LA CATEDRAL HERIDA

[Img #39864]Aquel día uno de noviembre del año 1755, Coria se vestía de luto, un luto que aún persiste en el rostro renacentista de su bella catedral. Hasta estos pagos por donde mansamente discurre el río Alagón, el terremoto de Lisboa dejaría un largo reguero de sangre y veintitantos muertos. Esa majestuosa catedral, dama pétrea, asomada a la llanura, reflejada en el espejo de las aguas del río Alagón, templo tan vinculado a los habitantes del norte y la llanura extremeña, vieja Cauria, facsimil sepia de nuestros días.

 

Templo de latines y boatos eclesiásticos, no se entiende Coria sin la catedral y la catedral sin Coria. Cuántos  latines duermen en sus paredes, cuántas ceremonias, cuánto olor a incienso, ecos de cánticos y misereres que quizás reposen no se sabe en qué paredes, el lejano eco y las figuras de los obispos en el sepia de la memoria: ”El Obispo de Coria, me dio un bofetón, para que me acordara de la Confirmación”. Vinculados a esta dama de piedra, se mira en el espejo de las aguas del Alagón y, tal vez, los cánticos cortejen el discurrir de esas aguas.
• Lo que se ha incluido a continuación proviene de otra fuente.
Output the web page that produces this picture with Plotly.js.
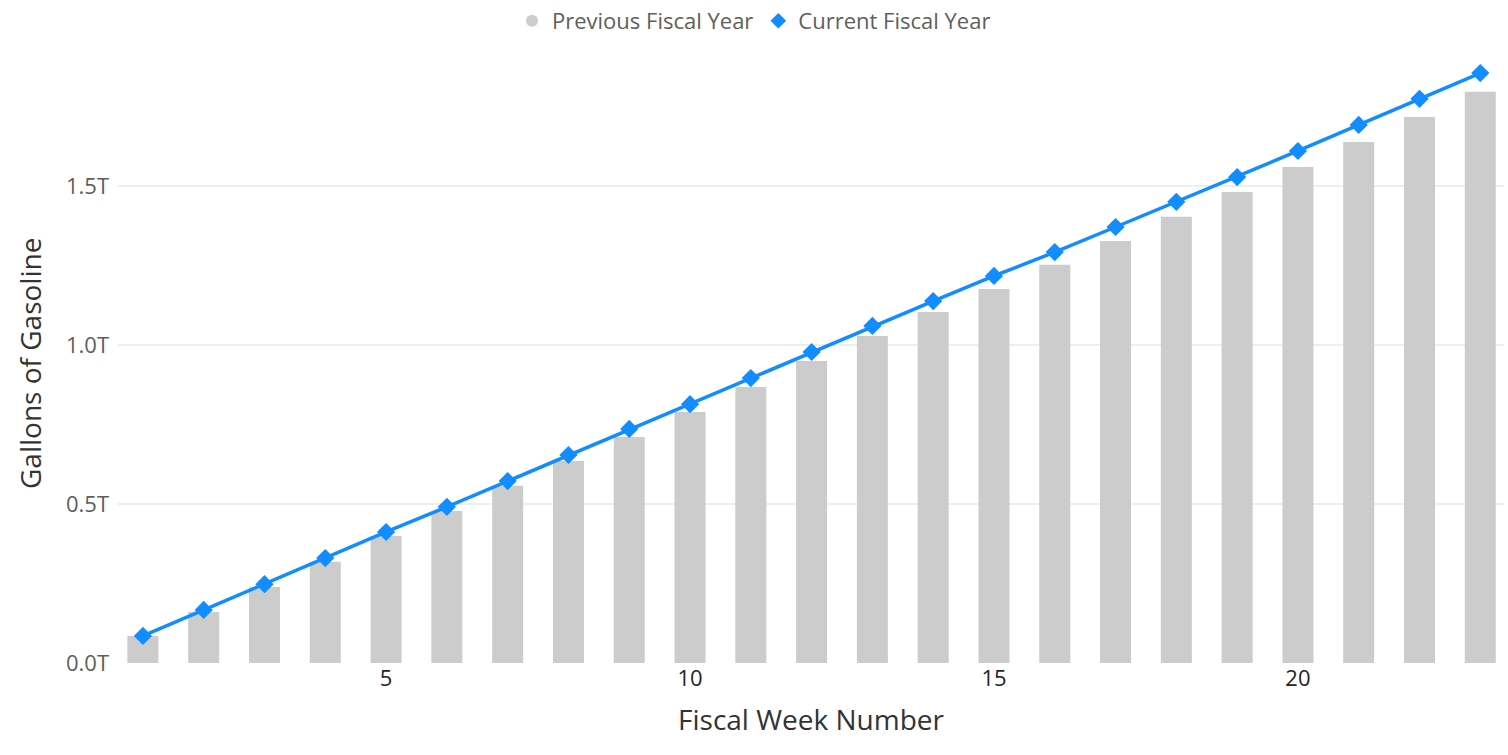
<!DOCTYPE html>
<html>
<head>
<meta charset="utf-8">
<script src="https://cdn.plot.ly/plotly-3.0.1.min.js"></script>
<style>html,body{margin:0;padding:0;background:#fff;}#chart{width:1508px;height:755px;}</style>
</head>
<body>
<div id="chart"></div>
<script>
const weeks = [1,2,3,4,5,6,7,8,9,10,11,12,13,14,15,16,17,18,19,20,21,22,23];
const previousFY = [0.085,0.160,0.239,0.318,0.399,0.478,0.557,0.635,0.711,0.789,0.868,0.950,1.028,1.104,1.176,1.252,1.327,1.403,1.481,1.560,1.638,1.717,1.796];
const currentFY = [0.085,0.167,0.248,0.330,0.412,0.491,0.572,0.654,0.736,0.814,0.896,0.978,1.060,1.138,1.217,1.292,1.371,1.450,1.528,1.610,1.692,1.774,1.855];
const yTickVals = [0, 0.5, 1.0, 1.5];
const yTickText = ['0.0T', '0.5T', '1.0T', '1.5T'];
const xTickVals = [5, 10, 15, 20];

const font = '"Open Sans", "Segoe UI", sans-serif';
const traces = [
  {type:'bar', x: weeks, y: previousFY, name:'Previous Fiscal Year', marker:{color:'#cccccc'}, width:0.51, showlegend:false, hoverinfo:'x+y'},
  {type:'scatter', mode:'lines+markers', x: weeks, y: currentFY, name:'Current Fiscal Year', showlegend:false,
   line:{color:'#118dff', width:3.5}, marker:{color:'#118dff', symbol:'diamond', size:14}},
  {type:'scatter', mode:'markers', x:[null], y:[null], name:'Previous Fiscal Year', marker:{color:'#cccccc', symbol:'circle', size:18}},
  {type:'scatter', mode:'markers', x:[null], y:[null], name:'Current Fiscal Year', marker:{color:'#118dff', symbol:'diamond', size:18}}
];
const layout = {
  width:1508, height:755,
  margin:{l:118, r:4, t:40, b:92, autoexpand:false},
  paper_bgcolor:'#fff', plot_bgcolor:'#fff',
  font:{family:font},
  showlegend:true,
  legend:{orientation:'h', x:0.5, xref:'container', xanchor:'center', y:1, yanchor:'top', yref:'container', font:{size:22, color:'#605e5c', family:font}, itemwidth:30, tracegroupgap:0, itemsizing:'constant'},
  xaxis:{range:[0.59, 23.39], tickvals:xTickVals, showgrid:false, zeroline:false, showline:false, ticks:'', automargin:false,
    tickfont:{size:22, color:'#252423'}, title:{text:'Fiscal Week Number', font:{size:28, color:'#333'}, standoff:19}},
  yaxis:{range:[0, 1.959], tickvals:yTickVals, ticktext:yTickText, showgrid:true, gridcolor:'#eeeeee', gridwidth:1.5, zeroline:false, automargin:false,
    tickfont:{size:22, color:'#605e5c'}, ticklabelstandoff:8},
  annotations:[{text:'Gallons of Gasoline', xref:'paper', yref:'paper', x:(30-118)/1386, y:(663-364)/623, xanchor:'center', yanchor:'middle', textangle:-90, showarrow:false, font:{size:28, color:'#333', family:font}}],
  bargap:0.49
};
Plotly.newPlot('chart', traces, layout, {displayModeBar:false});
</script>
</body>
</html>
Catedral de inciensos y latines, herida por el terremoto de Lisboa, esas  grietas amenazadoras, arabescos de piedra y oro, obispos que se llevarían en sus manos  la cruz de las bendiciones. Cavero y Tormo se desplomaría ante la puerta – un domingo de Ramos o de Resurrección -, el que sería Cardenal Segura, el sevillano, monseñor Domínguez, el prelado de Malpartida de Plasencia, Ciriaco Benavente y el de Malpartida de Cáceres, monseñor Francisco Chaves.

 

Aquella cultura que ilustraría a tantos paisanos, a personajes como el falangista y escritor, Rafael Sánchez Mazas y su asistencia a los actos litúrgicos, especialmente al oficio de Tinieblas, cuando el mundo parecía destruirse, en las lejanas Semanas Santas, como un anuncio del apocalipsis. El doctor Laureano García  Camisón – que allí tiene plaza y palacio, ahora, de los Ferlosio –  tendría sus horas entre esos muros de la patria eclesiástica. El doctor Camisón era paisano de mis padres y antecesores – Villanueva de la Sierra – y había sido médico personal del Rey Alfonso XII;  estaría junto a su lecho de muerte.

 

Coria me sabe a membrillo, a campanas y a púrpura, a sus concurridas ferias y a burocracia; a notarios y seminaristas, al  río Alagón – mucho en aguas – y a su bello puente metálico, a su fructífera vega, a la violencia del toro suelto por las rúas del histórico recinto, coqueto y melancólico, del Coria eterno donde llegan cuasi apagados los ecos de laudes y vísperas, cuando los canónigos cantaban al atardecer en la catedral, vieja Cauria, cercada por murallas graníticas; y la prestancia del Palacio Episcopal, ahora gran hotel, donde escucho el gorjeo de los pájaros, y el silencio,  en la habitación del Obispo Segura – la 210 -, primer balcón a la izquierda, según se mira desde la plaza, donde Rosa López Casero busca sus musas para sus redondas y cursivas, en la noche plácida y silente. Qué dolor, Fabio, imaginar la vida florecida, ahora agónica.

 

La catedral herida por el terremoto, resiste sin embargo como una heroína pétrea, su gloria de plegarias y misas, de fastos y solemnes funerales, faro sobre la opulencia, parece que sus campanas lloran, como coplas manriqueñas, el oro que se llevaría el tiempo, la vida rutinaria y cansina. La catedral une, sin embargo, a su alma, la humilde y grandiosa compañía de Oscar Domínguez, su voz callada, sus pasos, ese ser, hijo de estas piedras, quizás conozca hasta todas las losas y el último rincón. Su horas transcurren entre estos muros, como un breviario, satisfecho y alegre, alma de  cartujo. Y quizás añore esa estancia, el lunes, su día de descanso. Otro fervoroso es Pablo, quien busca en ella la placidez que no tendría al frente del Registro de la Propiedad.

 

Todo nos ha quedado ya lejano y fugaz, como la propia vida, mínimo y sin el protocolo majestuoso de la catedral, en su lenta y callada agonía, en esta España nuestra, tan anárquica, sin los ritos y los mitos de otras épocas, no digo mejores, distintas. Esperamos que la herida de esta bellísima dama pétrea, detenga su extensa fisura – “¡ay, Fabio, qué dolor! “- y sea el gran códice donde continuemos escribiendo las cuatro letras de cada día.